··· Provided data ···
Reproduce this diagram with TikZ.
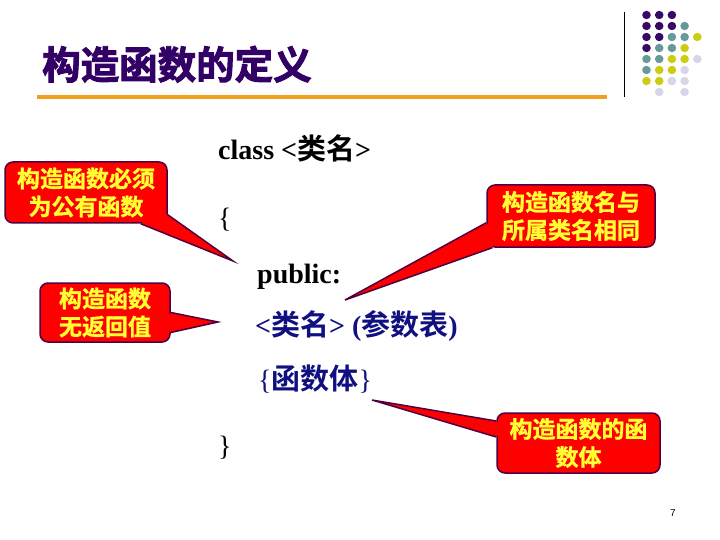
\documentclass[tikz,border=0pt]{standalone}
\usepackage{fontspec}
\setmainfont{Liberation Serif}
\newfontfamily\cjk{Noto Sans CJK SC}[BoldFont={Noto Sans CJK SC Bold}]
\newfontfamily\cjknote{Noto Sans CJK SC Bold}[FakeBold=1.2]
\newfontfamily\cjktitle{Noto Sans CJK SC Bold}[FakeBold=2.5]
\newfontfamily\numfont{Liberation Sans}
\usepackage{tikz}
\usetikzlibrary{calc}
\definecolor{titlepurple}{RGB}{51,0,102}
\definecolor{ruleorange}{RGB}{240,160,32}
\definecolor{codeblue}{RGB}{16,16,128}
\definecolor{noteborder}{RGB}{80,0,64}
\definecolor{notetext}{RGB}{255,255,51}
\definecolor{dotP}{RGB}{56,10,104}
\definecolor{dotT}{RGB}{102,153,153}
\definecolor{dotY}{RGB}{204,204,17}
\definecolor{dotL}{RGB}{214,214,232}
\newcommand{\zh}[1]{{\cjk\bfseries\fontsize{29}{34}\selectfont #1}}
\tikzset{
    note/.style={rectangle, draw=noteborder, line width=1.5pt, fill=red, rounded corners=8pt, align=center, text=notetext, inner sep=0pt, font=\cjknote\fontsize{23}{28}\selectfont},
    tailfill/.style={fill=red},
    tailedge/.style={draw=noteborder, line width=1.5pt},
    codeline/.style={anchor=base west, inner sep=0pt, font=\bfseries\fontsize{28}{34}\selectfont},
    brace/.style={anchor=base west, inner sep=0pt, font=\fontsize{28}{34}\selectfont},
    titletext/.style={anchor=base west, inner sep=0pt, text=titlepurple, font=\cjktitle\fontsize{38.5}{44}\selectfont},
}

\begin{document}
\begin{tikzpicture}[x=1pt, y=-1pt]
    \path[fill=white] (0,0) rectangle (720,540);

    % title and logo
    \node[titletext] (title) at (42,79) {构造函数的定义};
    \draw[ruleorange, line width=4pt] (37,97) -- (607,97);
    \draw[line width=0.8pt] (624,12) -- (624,97);
    \foreach \r/\rowdots in {0/{0/dotP,1/dotP,2/dotP}, 1/{0/dotP,1/dotP,2/dotP,3/dotT},
            2/{0/dotP,1/dotP,2/dotT,3/dotT,4/dotY}, 3/{0/dotP,1/dotT,2/dotT,3/dotY},
            4/{0/dotT,1/dotT,2/dotY,3/dotY,4/dotL}, 5/{0/dotT,1/dotY,2/dotY,3/dotL},
            6/{0/dotY,1/dotY,2/dotL,3/dotL}, 7/{1/dotL,3/dotL}}
        \foreach \k/\c in \rowdots
            \fill[\c] (646.5+12.7*\k, 15+11*\r) ellipse (4.3 and 4.2);

    % code
    \node[codeline] (cls) at (218,160) {class <\zh{类名}>};
    \node[brace] (open) at (218,227) {\{};
    \node[codeline] (pub) at (257,283) {public:};
    \node[codeline, text=codeblue] (ctor) at (255,335) {<\zh{类名}> (\zh{参数表})};
    \node[brace, text=codeblue] (body) at (258,389) {\{\zh{函数体}\}};
    \node[brace] (close) at (218,455) {\}};

    % callouts
    \node[note, minimum width=162pt, minimum height=61pt] (public) at (86,192.5) {构造函数必须\\为公有函数};
    \node[note, minimum width=130pt, minimum height=59pt] (noret) at (105,312.5) {构造函数\\无返回值};
    \node[note, minimum width=168pt, minimum height=62pt] (samename) at (571,216) {构造函数名与\\所属类名相同};
    \node[note, minimum width=163pt, minimum height=60pt] (funbody) at (578.5,443) {构造函数的函\\数体};

    \coordinate (tipA) at (233,261);
    \coordinate (tipB) at (218,322);
    \coordinate (tipC) at (345,300);
    \coordinate (tipD) at (372,400);

    % tails
    \coordinate (a1) at ($(public.south east)+(-27,0)$);
    \coordinate (a2) at ($(public.south east)+(0,-9)$);
    \fill[tailfill] (a1) -- (tipA) -- (a2) -- ($(public.south east)+(-12,-12)$) -- cycle;
    \draw[tailedge] (a1) -- (tipA) -- (a2);

    \coordinate (b1) at ($(noret.east)+(0,0)$);
    \coordinate (b2) at ($(noret.east)+(0,20)$);
    \fill[tailfill] (b1) -- (tipB) -- (b2) -- ($(noret.east)+(-6,10)$) -- cycle;
    \draw[tailedge] (b1) -- (tipB) -- (b2);

    \coordinate (c1) at ($(samename.south west)+(0,-25)$);
    \coordinate (c2) at ($(samename.south west)+(6,0)$);
    \fill[tailfill] (c1) -- (tipC) -- (c2) -- ($(samename.south west)+(12,-12)$) -- cycle;
    \draw[tailedge] (c1) -- (tipC) -- (c2);

    \coordinate (d1) at ($(funbody.west)+(0,-22)$);
    \coordinate (d2) at ($(funbody.west)+(0,-6)$);
    \fill[tailfill] (d1) -- (tipD) -- (d2) -- ($(funbody.west)+(6,-14)$) -- cycle;
    \draw[tailedge] (d1) -- (tipD) -- (d2);

    \node[font=\numfont\fontsize{10}{12}\selectfont] (pagenum) at (673,513) {7};
\end{tikzpicture}
\end{document}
···
_Description of the task_
Every line above should be returned exactly; the pictures stay out.

_Expected answer_
Reproduce this diagram with TikZ.
\documentclass[tikz,border=0pt]{standalone}
\usepackage{fontspec}
\setmainfont{Liberation Serif}
\newfontfamily\cjk{Noto Sans CJK SC}[BoldFont={Noto Sans CJK SC Bold}]
\newfontfamily\cjknote{Noto Sans CJK SC Bold}[FakeBold=1.2]
\newfontfamily\cjktitle{Noto Sans CJK SC Bold}[FakeBold=2.5]
\newfontfamily\numfont{Liberation Sans}
\usepackage{tikz}
\usetikzlibrary{calc}
\definecolor{titlepurple}{RGB}{51,0,102}
\definecolor{ruleorange}{RGB}{240,160,32}
\definecolor{codeblue}{RGB}{16,16,128}
\definecolor{noteborder}{RGB}{80,0,64}
\definecolor{notetext}{RGB}{255,255,51}
\definecolor{dotP}{RGB}{56,10,104}
\definecolor{dotT}{RGB}{102,153,153}
\definecolor{dotY}{RGB}{204,204,17}
\definecolor{dotL}{RGB}{214,214,232}
\newcommand{\zh}[1]{{\cjk\bfseries\fontsize{29}{34}\selectfont #1}}
\tikzset{
    note/.style={rectangle, draw=noteborder, line width=1.5pt, fill=red, rounded corners=8pt, align=center, text=notetext, inner sep=0pt, font=\cjknote\fontsize{23}{28}\selectfont},
    tailfill/.style={fill=red},
    tailedge/.style={draw=noteborder, line width=1.5pt},
    codeline/.style={anchor=base west, inner sep=0pt, font=\bfseries\fontsize{28}{34}\selectfont},
    brace/.style={anchor=base west, inner sep=0pt, font=\fontsize{28}{34}\selectfont},
    titletext/.style={anchor=base west, inner sep=0pt, text=titlepurple, font=\cjktitle\fontsize{38.5}{44}\selectfont},
}

\begin{document}
\begin{tikzpicture}[x=1pt, y=-1pt]
    \path[fill=white] (0,0) rectangle (720,540);

    % title and logo
    \node[titletext] (title) at (42,79) {构造函数的定义};
    \draw[ruleorange, line width=4pt] (37,97) -- (607,97);
    \draw[line width=0.8pt] (624,12) -- (624,97);
    \foreach \r/\rowdots in {0/{0/dotP,1/dotP,2/dotP}, 1/{0/dotP,1/dotP,2/dotP,3/dotT},
            2/{0/dotP,1/dotP,2/dotT,3/dotT,4/dotY}, 3/{0/dotP,1/dotT,2/dotT,3/dotY},
            4/{0/dotT,1/dotT,2/dotY,3/dotY,4/dotL}, 5/{0/dotT,1/dotY,2/dotY,3/dotL},
            6/{0/dotY,1/dotY,2/dotL,3/dotL}, 7/{1/dotL,3/dotL}}
        \foreach \k/\c in \rowdots
            \fill[\c] (646.5+12.7*\k, 15+11*\r) ellipse (4.3 and 4.2);

    % code
    \node[codeline] (cls) at (218,160) {class <\zh{类名}>};
    \node[brace] (open) at (218,227) {\{};
    \node[codeline] (pub) at (257,283) {public:};
    \node[codeline, text=codeblue] (ctor) at (255,335) {<\zh{类名}> (\zh{参数表})};
    \node[brace, text=codeblue] (body) at (258,389) {\{\zh{函数体}\}};
    \node[brace] (close) at (218,455) {\}};

    % callouts
    \node[note, minimum width=162pt, minimum height=61pt] (public) at (86,192.5) {构造函数必须\\为公有函数};
    \node[note, minimum width=130pt, minimum height=59pt] (noret) at (105,312.5) {构造函数\\无返回值};
    \node[note, minimum width=168pt, minimum height=62pt] (samename) at (571,216) {构造函数名与\\所属类名相同};
    \node[note, minimum width=163pt, minimum height=60pt] (funbody) at (578.5,443) {构造函数的函\\数体};

    \coordinate (tipA) at (233,261);
    \coordinate (tipB) at (218,322);
    \coordinate (tipC) at (345,300);
    \coordinate (tipD) at (372,400);

    % tails
    \coordinate (a1) at ($(public.south east)+(-27,0)$);
    \coordinate (a2) at ($(public.south east)+(0,-9)$);
    \fill[tailfill] (a1) -- (tipA) -- (a2) -- ($(public.south east)+(-12,-12)$) -- cycle;
    \draw[tailedge] (a1) -- (tipA) -- (a2);

    \coordinate (b1) at ($(noret.east)+(0,0)$);
    \coordinate (b2) at ($(noret.east)+(0,20)$);
    \fill[tailfill] (b1) -- (tipB) -- (b2) -- ($(noret.east)+(-6,10)$) -- cycle;
    \draw[tailedge] (b1) -- (tipB) -- (b2);

    \coordinate (c1) at ($(samename.south west)+(0,-25)$);
    \coordinate (c2) at ($(samename.south west)+(6,0)$);
    \fill[tailfill] (c1) -- (tipC) -- (c2) -- ($(samename.south west)+(12,-12)$) -- cycle;
    \draw[tailedge] (c1) -- (tipC) -- (c2);

    \coordinate (d1) at ($(funbody.west)+(0,-22)$);
    \coordinate (d2) at ($(funbody.west)+(0,-6)$);
    \fill[tailfill] (d1) -- (tipD) -- (d2) -- ($(funbody.west)+(6,-14)$) -- cycle;
    \draw[tailedge] (d1) -- (tipD) -- (d2);

    \node[font=\numfont\fontsize{10}{12}\selectfont] (pagenum) at (673,513) {7};
\end{tikzpicture}
\end{document}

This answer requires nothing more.